Amnesty Creep

By Mark Krikorian on December 2, 2011

When Gingrich lobbed the amnesty bomb in last week's debate, he offered very specific criteria for selecting which illegal aliens he would legalize:

... you've been here 25 years and you got three kids and two grandkids, you've been paying taxes and obeying the law, you belong to a local church ...

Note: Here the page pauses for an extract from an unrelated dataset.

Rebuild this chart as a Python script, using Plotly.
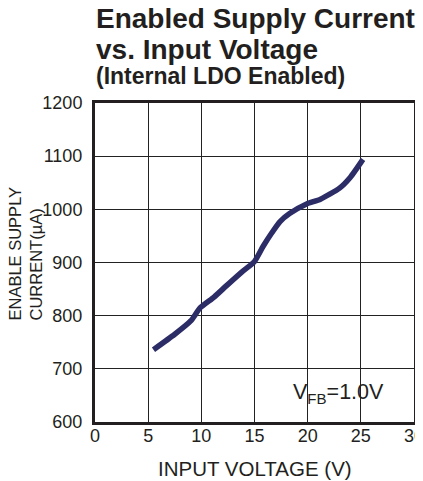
import plotly.graph_objects as go

# Data
vin = [5.5, 7.5, 9.0, 9.9, 11.2, 12.4, 13.8, 15.0, 15.8, 16.6, 17.4, 18.3, 19.9, 21.2, 23.0, 24.0, 25.2]
iq = [736, 765, 790, 815, 835, 857, 882, 902, 930, 955, 977, 992, 1010, 1019, 1040, 1060, 1094]

x_ticks = [0, 5, 10, 15, 20, 25, 30]
y_ticks = [600, 700, 800, 900, 1000, 1100, 1200]

FONT = "Liberation Sans, Arial, Helvetica, sans-serif"
INK = "#231f20"
OFF = 8  # default page body margin
W, H = 423 - OFF, 481 - OFF
ML, MR, MT, MB = 95 - OFF, 9, 103 - OFF, 59
PH = H - MT - MB
PW = W - ML - MR

def py(p):
    """page pixel y -> paper y"""
    return (H - MB - (p - OFF)) / PH

def px(p):
    """page pixel x -> paper x"""
    return ((p - OFF) - ML) / PW

fig = go.Figure()
fig.add_trace(go.Scatter(x=vin, y=iq, mode="lines",
                         line=dict(color="#2c2d66", width=5.5, shape="spline", smoothing=0.6),
                         showlegend=False, hoverinfo="skip"))

fig.update_xaxes(range=[0, 30], tickvals=x_ticks, ticktext=[str(v) for v in x_ticks],
                 showgrid=True, gridcolor="#222222", gridwidth=1,
                 showline=True, linecolor=INK, linewidth=3, mirror=True,
                 ticks="", zeroline=False, ticklabelstandoff=-5, ticklabeloverflow="allow",
                 tickfont=dict(family=FONT, size=18, color=INK))
fig.update_yaxes(range=[600, 1200], tickvals=y_ticks, ticktext=[str(v) for v in y_ticks],
                 showgrid=True, gridcolor="#222222", gridwidth=1,
                 showline=True, linecolor=INK, linewidth=3, mirror=True,
                 ticks="", zeroline=False, ticklabelstandoff=6, ticklabeloverflow="allow",
                 tickfont=dict(family=FONT, size=18, color=INK))

annotations = [
    dict(text="<b>Enabled Supply Current</b>", x=px(94), xref="paper", y=py(19), yref="paper",
         xanchor="left", yanchor="middle", showarrow=False,
         font=dict(family=FONT, size=28, color=INK)),
    dict(text="<b>vs. Input Voltage</b>", x=px(94), xref="paper", y=py(49.5), yref="paper",
         xanchor="left", yanchor="middle", showarrow=False,
         font=dict(family=FONT, size=28, color=INK)),
    dict(text="<b>(Internal LDO Enabled)</b>", x=px(94), xref="paper", y=py(76), yref="paper",
         xanchor="left", yanchor="middle", showarrow=False,
         font=dict(family=FONT, size=23, color=INK)),
    dict(text="ENABLE SUPPLY<br>CURRENT(µA)", x=px(25), xref="paper", y=py(253.5), yref="paper",
         xanchor="center", yanchor="middle", showarrow=False, textangle=-90, align="left",
         font=dict(family=FONT, size=16.5, color=INK)),
    dict(text="INPUT VOLTAGE (V)", x=px(255), xref="paper", y=py(468.5), yref="paper",
         xanchor="center", yanchor="middle", showarrow=False,
         font=dict(family=FONT, size=20.5, color=INK)),
    dict(text="V<sub>FB</sub>=1.0V", x=px(386), xref="paper", y=py(393), yref="paper",
         xanchor="right", yanchor="middle", showarrow=False,
         font=dict(family=FONT, size=21.5, color=INK)),
]

fig.update_layout(width=W, height=H, margin=dict(l=ML, r=MR, t=MT, b=MB, autoexpand=False),
                  paper_bgcolor="white", plot_bgcolor="white",
                  annotations=annotations, showlegend=False)

fig.write_html("out.html")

This wasn't just one example among many — he repeated these specific components several times. There are very few people who meet these criteria; I'd estimated, back-of-the-envelope style, probably fewer than half a million of today's 11 million illegal aliens came 25 years ago (i.e., before 1986), and even fewer would have U.S.-born grandchildren, complied with the tax laws, avoided entanglements with the constabulary, and regularly went to church. A Congressional Research Service report I just dug up confirms that INS estimated that in 2000 there were as many as 500,000 illegal aliens who'd arrived before 1986; in the intervening decade, some share will have gone back, died, or finagled a green card. (INS doesn't seem to have estimated how many belonged to their local church.)

The narrowness of Gingrich's example was obviously just for rhetorical effect; in reality, he wants to amnesty many, many more people than he seemed to suggest in the debate. As I noted the other day:

the tough criteria Gingrich is using to market his amnesty will be watered down to cover a big share of the 11 million illegal aliens, and everyone, including Gingrich, knows this.


Well, the watering-down has already begun. The Pew Hispanic Center just released a report examining how many people would benefit from the Gingrich Amnesty. Its parameters are a more realistic approximation of who would be covered than Newt's clumsy exaggeration; the report draws the lines at 15 or more years of residence (rather than 25) and looks at illegals with minor children (most, though not all, U.S.-born) rather than grandchildren. That yields an upper bound (assuming no fraud, a big assumption) of about 3.5 million beneficiaries of the Gingrich Amnesty, more than got legalized as a result of 1986 Immigration Reform and Control Act, or IRCA.

This may or may not be a good thing, but it's a more honest look at what would actually happen under Gingrich's preferred approach, rather than the deceptively narrow way he has characterized it.